The second of my 52 ancestors – and my other paternal grandfather – is Robert TEMPLETON, the sixth child of Kilmarnock postman William TEMPLETON and his wife, Agnes McCUTCHEON.
Robert was born just before Christmas 1849, on 23 December, in Kilmarnock in Ayrshire where he lived for the rest of his life.
In 1872 he married a girl from just over the river in the parish of Riccarton. Robert married Jane DUNLOP on 29 November 1872 in Riccarton, Ayrshire when he was 23 and she was 20. The young couple set up house in Kilmarnock and had two sons: William born on 26 February 1873, and Walter born on 4 November 1874. Unfortunately, Jane didn’t long survive the birth of her son and died on 1 December 1874. Her death certificate states that she died of fever which had lasted 14 days – possibly this was puerperal fever. Wee Walter died 10 months later, on 6 October 1875, of an inflammation of the bowels.
Three years after this, on 30 August 1878, Robert married a 29-year-old domestic servant Elizabeth YOUNG. Robert and Elizabeth had one son, George, who was born on 5 August 1880. They had been married for almost 22 years when Elizabeth died on 13 July 1900 aged 52.
Robert lived on to see his youngest son George marry in 1912, and died of acute pneumonia on 11 March 1913 aged 63 – just one month before the marriage of his eldest son, William.

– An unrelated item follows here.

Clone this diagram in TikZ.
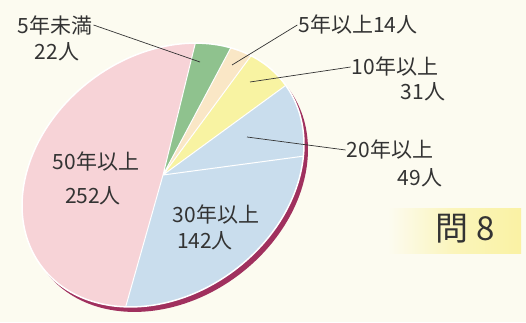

Throughout his adult life, Robert worked as an iron turner and lived in a series of rented tenement flats in a small area in the south of the town bounded by the Kilmarnock Water, the River Irvine and London Road (now the B7073). However, his will shows that he also owned property at numbers 67 and 69 Robertson Place in Kilmarnock. Tracing these properties backwards through the online copies of the Valuation Rolls, Robert appears to have bought them at some time between 1895 and 1905; as in 1905 they were rented to various members of his extended family. I need to do more research in the National Records of Scotland in Edinburgh, but the question remains – why rent when you’ve already bought?